Tenor
Die Revision des beklagten Landes gegen das Urteil des Hessischen Landessozialgerichts vom 26. März 1987 wird zurückgewiesen.
Das beklagte Land hat der Klägerin auch die Kosten des Revisionsverfahrens zu erstatten.
Gründe
I.
Im Prozeß geht es um die Frage, ob ein im Bundesgebiet wohnender polnischer Staatsangehöriger, der einen Asylantrag gestellt hat, vor dessen unanfechtbarer Ablehnung den gewöhnlichen Aufenthalt im Bundesgebiet i.S. des § 1 Abs. 1 Nr. 1 Bundeserziehungsgeldgesetz (BErzGG) haben kann.
Die im Jahr 1953 geborene Klägerin ist polnische Staatsangehörige. Sie reiste im August 1985 in das Bundesgebiet ein und stellte unmittelbar danach den Asylantrag. Am 9. Juni 1986 gebar sie in Kassel die Tochter Daria Yvonne. Am 27. Juni 1986 gewährte ihr der Oberbürgermeister der Stadt Kassel eine befristete Aufenthaltsgestattung.
Den Antrag der Klägerin auf Gewährung von Erziehungsgeld lehnte das Versorgungsamt Kassel mit Bescheid vom 2. Juli 1986 ab, weil die Klägerin im Bundesgebiet nur einen vorübergehenden Aufenthalt habe.

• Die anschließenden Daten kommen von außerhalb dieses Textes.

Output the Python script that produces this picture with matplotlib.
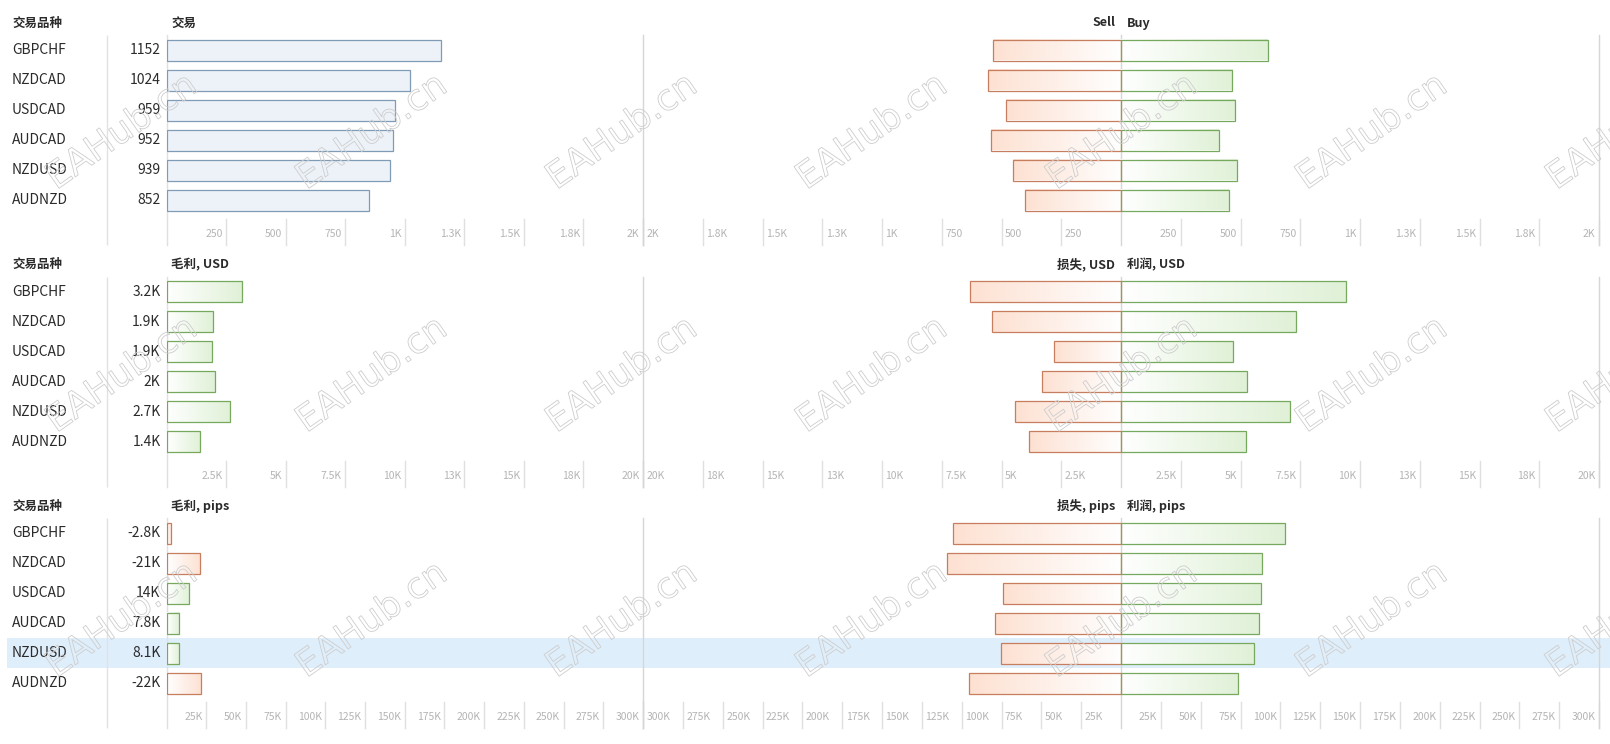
import numpy as np
import matplotlib
matplotlib.use('Agg')
import matplotlib.pyplot as plt
from matplotlib import patheffects

plt.rcParams['font.family'] = ['Noto Sans CJK SC', 'DejaVu Sans']

# data
symbols = ['GBPCHF', 'NZDCAD', 'USDCAD', 'AUDCAD', 'NZDUSD', 'AUDNZD']

trades = [1152, 1024, 959, 952, 939, 852]
trades_lbl = ['1152', '1024', '959', '952', '939', '852']
sell = [537, 558, 480, 544, 452, 402]
buy = [615, 466, 479, 408, 487, 450]

gross_usd = [3160, 1940, 1930, 2040, 2670, 1410]
gross_usd_lbl = ['3.2K', '1.9K', '1.9K', '2K', '2.7K', '1.4K']
loss_usd = [6310, 5390, 2800, 3300, 4440, 3860]
profit_usd = [9410, 7320, 4680, 5280, 7080, 5230]

gross_pips = [-2800, -21000, 14000, 7800, 8100, -22000]
gross_pips_lbl = ['-2.8K', '-21K', '14K', '7.8K', '8.1K', '-22K']
loss_pips = [105500, 109200, 74100, 79000, 75600, 95500]
profit_pips = [102700, 88200, 88100, 86800, 83700, 73500]

ticks_trades = ['250', '500', '750', '1K', '1.3K', '1.5K', '1.8K', '2K']
ticks_usd = ['2.5K', '5K', '7.5K', '10K', '13K', '15K', '18K', '20K']
ticks_pips = ['25K', '50K', '75K', '100K', '125K', '150K', '175K', '200K',
              '225K', '250K', '275K', '300K']

head_sym = '交易品种'
head_left = ['交易', '毛利, USD', '毛利, pips']
head_right = [('Sell', 'Buy'), ('损失, USD', '利润, USD'), ('损失, pips', '利润, pips')]

# colours
BLUE_FILL, BLUE_EDGE = '#edf2f9', '#7f9bb6'
GREEN_FILL, GREEN_EDGE = '#e0f1d7', '#76a85d'
RED_FILL, RED_EDGE = '#fde1d2', '#c77e5e'
LINE = '#d6d6d6'
TICK_TXT = '#b4b4b4'
TXT = '#2b2b2b'

W, H = 1610, 744
X_SEP, X_ZERO, X_MID, X_CTR, X_END = 107, 166.5, 643, 1121, 1599
ROW0, PITCH, ROWH = 50, 241.7, 30

fig = plt.figure(figsize=(W / 100, H / 100), dpi=100)
ov = fig.add_axes([0, 0, 1, 1], zorder=0)
ov.set_xlim(0, W)
ov.set_ylim(H, 0)
ov.axis('off')


def panel_ax(x0, x1, top):
    bottom = top + 7 * ROWH
    ax = fig.add_axes([x0 / W, 1 - bottom / H, (x1 - x0) / W, (bottom - top) / H], zorder=1)
    ax.axis('off')
    return ax


def gradient(ax, bars, face):
    # white at zero, full colour at the outer end of the bar
    rgb = np.array(matplotlib.colors.to_rgb(face))
    t = np.linspace(0, 1, 256)[:, None]
    img = ((1 - t) * np.ones(3) + t * rgb)[None, :, :]
    for p in bars.patches:
        x, w = p.get_x(), p.get_width()
        y, h = p.get_y(), p.get_height()
        ax.imshow(img, extent=(x, x + w, y, y + h), aspect='auto',
                  interpolation='bilinear', zorder=1)


def draw_signed(ax, vals, red_mask):
    ys = np.arange(len(vals))
    vals = np.array(vals, dtype=float)
    red_mask = np.array(red_mask)
    for mask, face, edge in [(~red_mask, GREEN_FILL, GREEN_EDGE), (red_mask, RED_FILL, RED_EDGE)]:
        if not mask.any():
            continue
        b = ax.barh(ys[mask], vals[mask], height=0.7, fill=False, edgecolor=edge, lw=0.9, zorder=2)
        gradient(ax, b, face)


def ticks(ax, step, labels, both):
    vals = step * np.arange(1, len(labels) + 1)
    for v, lab in zip(vals, labels):
        for s in ([1, -1] if both else [1]):
            x = s * v
            ax.plot([x, x], [169 / ROWH, 6.5], color='#e0e0e0', lw=1, zorder=0,
                    clip_on=False)
            ax.annotate(lab, (x, 184 / ROWH), xytext=(-2.5 * s, 0),
                        textcoords='offset points', ha='right' if s > 0 else 'left',
                        va='center', fontsize=7.5, color=TICK_TXT)


panels = [
    (trades, trades_lbl, sell, buy, 250, ticks_trades),
    (gross_usd, gross_usd_lbl, loss_usd, profit_usd, 2500, ticks_usd),
    (gross_pips, gross_pips_lbl, loss_pips, profit_pips, 25000, ticks_pips),
]

for p, (net, net_lbl, neg, pos, step, tl) in enumerate(panels):
    row0 = ROW0 + PITCH * p
    top = row0 - 15
    bottom = row0 + 195
    lim = step * len(tl)

    axl = panel_ax(X_ZERO, X_MID, top)
    axr = panel_ax(X_MID, X_END, top)

    if p == 0:
        axl.barh(np.arange(len(net)), net, height=0.7, color=BLUE_FILL,
                 edgecolor=BLUE_EDGE, lw=0.9, zorder=2)
    else:
        net_a = np.array(net, dtype=float)
        draw_signed(axl, np.abs(net_a), net_a < 0)
    n = len(neg)
    draw_signed(axr, -np.array(neg, dtype=float), np.ones(n, bool))
    draw_signed(axr, np.array(pos, dtype=float), np.zeros(n, bool))

    ticks(axl, step, tl, False)
    ticks(axr, step, tl, True)

    axl.set_xlim(0, lim)
    axr.set_xlim(-lim, lim)
    for ax in (axl, axr):
        ax.set_ylim(6.5, -0.5)
    axl.axvline(0, color='#e0e0e0', lw=1, zorder=0, clip_on=False)
    for x in (-lim, 0, lim):
        axr.axvline(x, color=LINE, lw=1, zorder=0, clip_on=False)

    # labels column and headers
    ov.vlines(X_SEP, top, bottom, color='#e2e2e2', lw=1)
    hkw = dict(fontsize=9, fontweight='bold', color=TXT, va='center')
    ov.text(12, row0 - 27, head_sym, **hkw)
    ov.text(171, row0 - 27, head_left[p], **hkw)
    ov.text(X_CTR - 6, row0 - 27, head_right[p][0], ha='right', **hkw)
    ov.text(X_CTR + 6, row0 - 27, head_right[p][1], ha='left', **hkw)
    for i, (s, lab) in enumerate(zip(symbols, net_lbl)):
        y = row0 + ROWH * i
        ov.text(12, y, s, fontsize=10, color=TXT, va='center')
        ov.text(160.5, y, lab, fontsize=10, color=TXT, va='center', ha='right')

# selected row (NZDUSD in the pips block)
sel = symbols.index('NZDUSD')
yc = ROW0 + PITCH * 2 + ROWH * sel
ov.fill_between([7.3, W], yc - 15, yc + 15, color='#dfeefb', lw=0, zorder=0)

# watermark
for yw in (132, 375, 620):
    for xw in range(122, 1700, 250):
        fig.text(xw / W, 1 - yw / H, 'EAHub.cn', rotation=35, ha='center', va='center',
                 fontsize=26, family='DejaVu Sans', color=(1, 1, 1, 0), zorder=10,
                 path_effects=[patheffects.Stroke(linewidth=0.6, foreground='#cdcdcd')])

fig.savefig('out.png', dpi=100)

Der Widerspruch der Klägerin blieb erfolglos.
Das Sozialgericht (SG) Kassel hat mit Urteil vom 4. Dezember 1986 unter Aufhebung des Bescheides und des Widerspruchsbescheides das beklagte Land verurteilt, der Klägerin Erziehungsgeld ab 9. Juni 1986 zu gewähren. Das beklagte Land hat Berufung eingelegt. Während des Berufungsverfahrens hat das Verwaltungsgericht (VG) Kassel „den Asylantrag abgelehnt”. Die Stadt Kassel hat der Klägerin „den weiteren Aufenthalt in der Bundesrepublik Deutschland gestattet”. Das Landessozialgericht (LSG) hat die Berufung als unbegründet zurückgewiesen und die Revision zugelassen. In den Entscheidungsgründen ist ausgeführt: Die Klägerin habe auch als Asylbewerberin einen gewöhnlichen Aufenthalt im Bundesgebiet. Da sie seit anderthalb Jahren im Bundesgebiet weile, liege eine hinreichend lange Verweildauer vor. Sie habe hier den Mittelpunkt ihrer Lebensverhältnisse und beabsichtige, auf Dauer im Bundesgebiet zu bleiben. Sie halte sich schließlich auch rechtmäßig in der Bundesrepublik Deutschland auf; Asylbewerber seien nicht nur geduldet, sondern hätten einen Anspruch auf eine Aufenthaltsgenehmigung, wenn nicht außergewöhnliche Umstände, die in der verfassungsrechtlichen Güterabwägung von vergleichbarer Bedeutung seien wie das Grundrecht auf Asyl, entgegenstünden. Etwas anderes ergebe sich auch nicht daraus, daß das Asylverfahren in der Zwischenzeit abgeschlossen worden sei und die Klägerin eine „vorläufige Aufenthaltserlaubnis” erhalten habe. Eine solche Aufenthaltserlaubnis werde erfahrungsgemäß regelmäßig verlängert.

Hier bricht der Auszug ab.